The following day he was fine and I think even the next.  On Monday he was having episodes again.  The attacks had worsened and he would literally be writhing around in pain for 30 minutes or more.  It looked like he was having a muscle spasm that started on the left side of his neck and traveled down his shoulder and into his paw.  His attacks would start with a change in posture, then lifting that leg, then he would become rigid and starting screaming.  Depending on the severity of the attack, he’d either just scream or sometimes he’d lift both his front legs straight out in front of him, arching his back back with his head pointing towards the ceiling.  It was heartbreaking and terrifying.

A trip to the vet that afternoon revealed that the pain he was suffering from originated in his neck along with the fact that he had a slight case of pancreatitis and dehydration.  He showed no sensitivity to having his abdomen touched.  The vet declared that he had a slipped disk and that he’d need a myelogram or an MRI; both having to be performed at a referral clinic and both more than likely resulting in a very costly surgery.  She sent us home with Prednisone, Morphine and something to protect his stomach.  I felt like she’d sent him home to die.

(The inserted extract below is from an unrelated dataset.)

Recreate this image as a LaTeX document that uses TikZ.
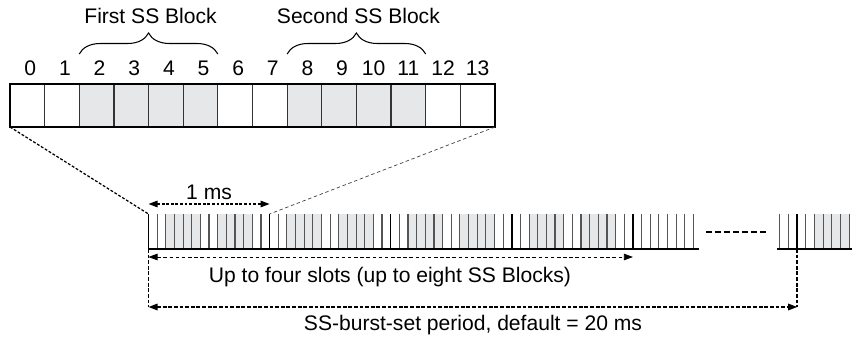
\documentclass[tikz,border=0pt]{standalone}
\usepackage{fontspec}
\setmainfont{Liberation Sans}
\usetikzlibrary{arrows.meta,positioning,calc,decorations.pathreplacing}
\definecolor{ssfill}{HTML}{E6E7E8}
\definecolor{symline}{HTML}{555555}
\tikzset{
  cell/.style={draw=black!80, line width=0.7pt, rectangle, minimum width=0.6928cm, minimum height=0.86cm, inner sep=0pt, outer sep=0pt},
  sscell/.style={cell, fill=ssfill},
  num/.style={font=\fontsize{12}{14}\selectfont, inner sep=0pt},
  lbl/.style={font=\fontsize{12}{14}\selectfont, inner sep=0pt},
  brc/.style={decorate, decoration={brace, amplitude=0.42cm}, line width=0.6pt},
  zoomln/.style={dash pattern=on 1.6pt off 1pt, line width=0.7pt},
  zoomlnr/.style={dash pattern=on 2pt off 1.5pt, line width=0.4pt, black!75},
  tips/.style={{Triangle[length=1.8mm,width=1.3mm]}-{Triangle[length=1.8mm,width=1.3mm]}},
  msarr/.style={tips, dash pattern=on 1.6pt off 1pt, line width=0.7pt},
  slotarr/.style={tips, dash pattern=on 2pt off 1.5pt, line width=0.4pt},
  perln/.style={dash pattern=on 2.2pt off 1pt, line width=0.9pt},
  perarr/.style={perln, tips},
  symln/.style={symline, line width=0.65pt},
  slotln/.style={black, line width=0.9pt},
}
\begin{document}
\begin{tikzpicture}[x=0.02cm, y=-0.02cm]
\useasboundingbox (0,0) rectangle (852,337);

\foreach \i in {0,1,6,7,12,13}
  \node[cell] (c\i) at ({10+34.64*(\i+0.5)},105.5) {};
\foreach \i in {2,3,4,5,8,9,10,11}
  \node[sscell] (c\i) at ({10+34.64*(\i+0.5)},105.5) {};
\draw[line width=1.2pt] (c0.north west) rectangle (c13.south east);
\foreach \i in {0,...,13}
  \node[num, above=0.16cm of c\i, xshift={(\i<10)*1.7pt}] (n\i) {\i};

\coordinate (b1l) at ($(c2.north west)+(0,-30)$);
\coordinate (b1r) at ($(c5.north east)+(0,-30)$);
\coordinate (b2l) at ($(c8.north west)+(0,-30)$);
\coordinate (b2r) at ($(c11.north east)+(0,-30)$);
\draw[brc] (b1l) -- (b1r);
\draw[brc] (b2l) -- (b2r);
\node[lbl, anchor=base] (first) at ($(b1l)!0.5!(b1r)+(2,-30)$) {First SS Block};
\node[lbl, anchor=base] (second) at ($(b2l)!0.5!(b2r)+(2,-30)$) {Second SS Block};

\coordinate (st) at (148.5,214);
\coordinate (sb) at (148.5,249);
\coordinate (slot1) at (269.6,214);
\coordinate (nx) at (797.2,249);

\foreach \k in {0,...,3}
  \foreach \j in {2,8}
    \fill[ssfill] ({148.5+8.65*(14*\k+\j)},214) rectangle ++(34.6,35);
\foreach \j in {1,...,63}
  \draw[symln] ({148.5+8.65*\j},214) -- ++(0,35);
\foreach \k in {0,...,4}
  \draw[slotln] ({148.5+121.1*\k},214) -- ++(0,35);
\draw[line width=1.2pt] (sb) -- (698.5,249);

\fill[ssfill] ({779.9+8.65*4},214) rectangle ++(34.6,35);
\foreach \m in {0,1,3,4,5,6,7,8}
  \draw[symln] ({779.9+8.65*\m},214) -- ++(0,35);
\draw[slotln] (797.2,214) -- (nx);
\draw[line width=1.2pt] (777,249) -- (852,249);
\draw[line width=1pt, dash pattern=on 3.4pt off 1.7pt] (706,232) -- (768,232);

\draw[zoomln] (c0.south west) -- (st);
\draw[zoomlnr] (c13.south east) -- (slot1);

\coordinate (ms0) at (148.5,204);
\coordinate (ms1) at (269.6,204);
\draw[msarr] (ms0) -- (ms1) node[midway, lbl, above=0.08cm] (onems) {1 ms};

\coordinate (f0) at (148.5,257);
\coordinate (f1) at (632.9,257);
\draw[slotarr] (f0) -- (f1);
\node[lbl, anchor=base] (four) at (390,283) {Up to four slots (up to eight SS Blocks)};

\coordinate (p0) at (148.5,307);
\coordinate (p1) at (797.2,307);
\draw[perln] (sb) -- (p0);
\draw[perln] (nx) -- (p1);
\draw[perarr] (p0) -- (p1);
\node[lbl, anchor=base] (period) at (473,331) {SS-burst-set period, default = 20 ms};

\end{tikzpicture}
\end{document}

Over the next few days he got worse instead of better.  I placed numerous calls to the vet who kept telling me that if it was his disks he should be responding to the steroids.  Nothing we gave him seemed to help and the attacks that were happening once a day became three or four times a day.  He stopped drinking and eating, increasing my anxiety exponentially.

One night, in desperation, I even called my Dad begging him to come with me to the vets so I could have him put to sleep.  I couldn’t bear to see him suffering so much and felt like it would be a cruel existence for him to  suffer like that every day of his life.  Daddy told me that although he didn’t want to see Duke suffer, that I had to give him at least a chance to get better.  He explained how he’d had back problems that had been excrutiating, but that it took time to heal.  I’m so glad I had that conversation because I was convinced that I had no other choice.

The past few days have been a little bit better.  Confining him to his crate, while upsetting his willfulness, seems to be the key in regulating these attacks.  We got sly and would fill his water bowl with water and just drop in a few nuggest of food.  In order for him to eat, he’d have to drink too.  His lethargy has decreased since he’s been taking fluids and he’d resumed regular bowel movements and peeing.

Internet research has helped turn up some other possible causes which we’ll be exploring this upcoming week.

My last conversation with a new Vet was enlightening.  She explained that if in fact he had disk disease severe enough to warrant the amount of pain he seems to be in that he’d more than likely be displaying other neurological symptoms like rolling his paws when he walks, being unbalanced, even incontinence.  Duke isn’t experiencing any of these accompanying symptoms.

Which could possibly point towards another culprit, Lyme Disease.  Though many websites will portray Canine Lyme as being an arthritic, inflammatory process, I have found many Vets that say a lot of dogs diagnosed with incurable disk disease actually had Lyme.  That it can cause extreme muscle pain due to cramping.  This is almost exactly what is happening to him.

Duke is very young and it seems unlikely that he has either disk disease or arthritis.  We do however, live in an endemic area, with over 5,500 canine Lyme Disease cases reported just between 2001 and 2007.  Though  we obviously would rather he not have anything wrong with him, we hope that it’s Lyme as opposed to Disk Disease.  The latter being a death sentence.  At least Lyme can be treated with antibiotics that I can afford.  Sadly, I cannot afford between $1000-$3000 for just an MRI and another $3000+ for neck surgery.

I’ll keep you posted and in the meanwhile, you keep your fingers crossed.